NYC Mayor Eric Adams along with the NYC DOT and Lyft recently announced that, following record-high ridership numbers across NYC over the past few months, they’ll expand and improve the Citi Bike service significantly.
Citi Bike, which first launched ten years ago, is not only the largest bike share program in the nation but also the fastest-growing transportation network in the city’s history with 200 million all-time rides.
Over the span of three years, from August 2020 to September 2023, the system’s number of docking has doubled, and in August of this year the system set a monthly record with over 4 million rides–an increase of 63% from 2019.
Just two months later on October 28th, a record-breaking 161,422 rides took place, accounting for approximately one-quarter of the total estimated cycling trips on an average NYC day. The system has even set a new annual record for rides per year–30.7 million as of October 29th–with just about two months left in the year.
And while the system has grown exponentially to more than 30,000 bikes and 2,000 stations–more than four times the amount it had at launch in May 2013–they’re not done expanding yet.

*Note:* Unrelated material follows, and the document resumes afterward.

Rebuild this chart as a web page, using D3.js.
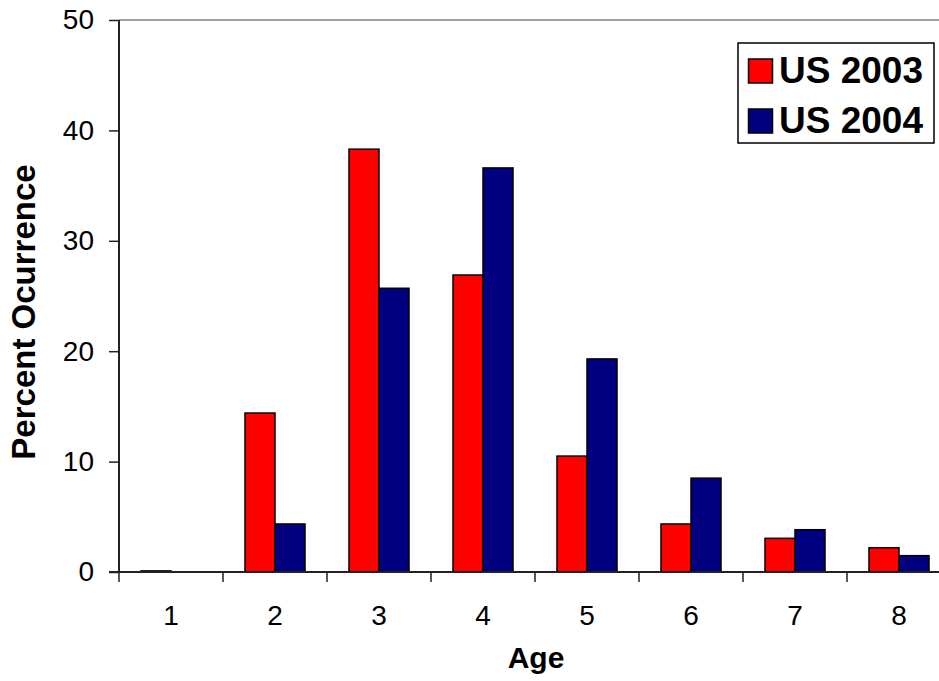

To meet ridership demand and growth (and to promote cycling and micromobility) Citi Bike will double its electric bike fleet and pilot at least two electrified charging/docking stations by the end of next year.
Additional improvements include electrifying 20% of stations in the coming years and introducing new price caps to its e-bike pricing model.
After the completion of the Phase 3 expansion, Citi Bike will have deployed more than 40,000 bikes. This year’s expansion areas include:
- Ditmas Park and Flatbush in Brooklyn
- Jackson Heights, Corona, and Elmhurst in Queens
- Bathgate and Marble Hill in the Bronx
Mayor Adams stated:
Biking in NYC wouldn’t be what it is today without Citi Bike, and we’re launching a new era of our city’s two-wheeled history by expanding and improving this system. I’ve biked all across the city — from High Bridge to the Brooklyn Bridge — and this agreement with Lyft ensures that public bike share will be available for New Yorkers to do the same for the next decade. As we work every day to promote safe cycling on bikes and e-bikes, we will never stop making it greener, cleaner, and easier for all New Yorkers to travel across our great city.
The news comes shortly after Mayor Adams announced the addition of 40+ miles of greenway coming to NYC’s outer boroughs as well as the news that a real-time bike map for cyclists may be coming to NYC.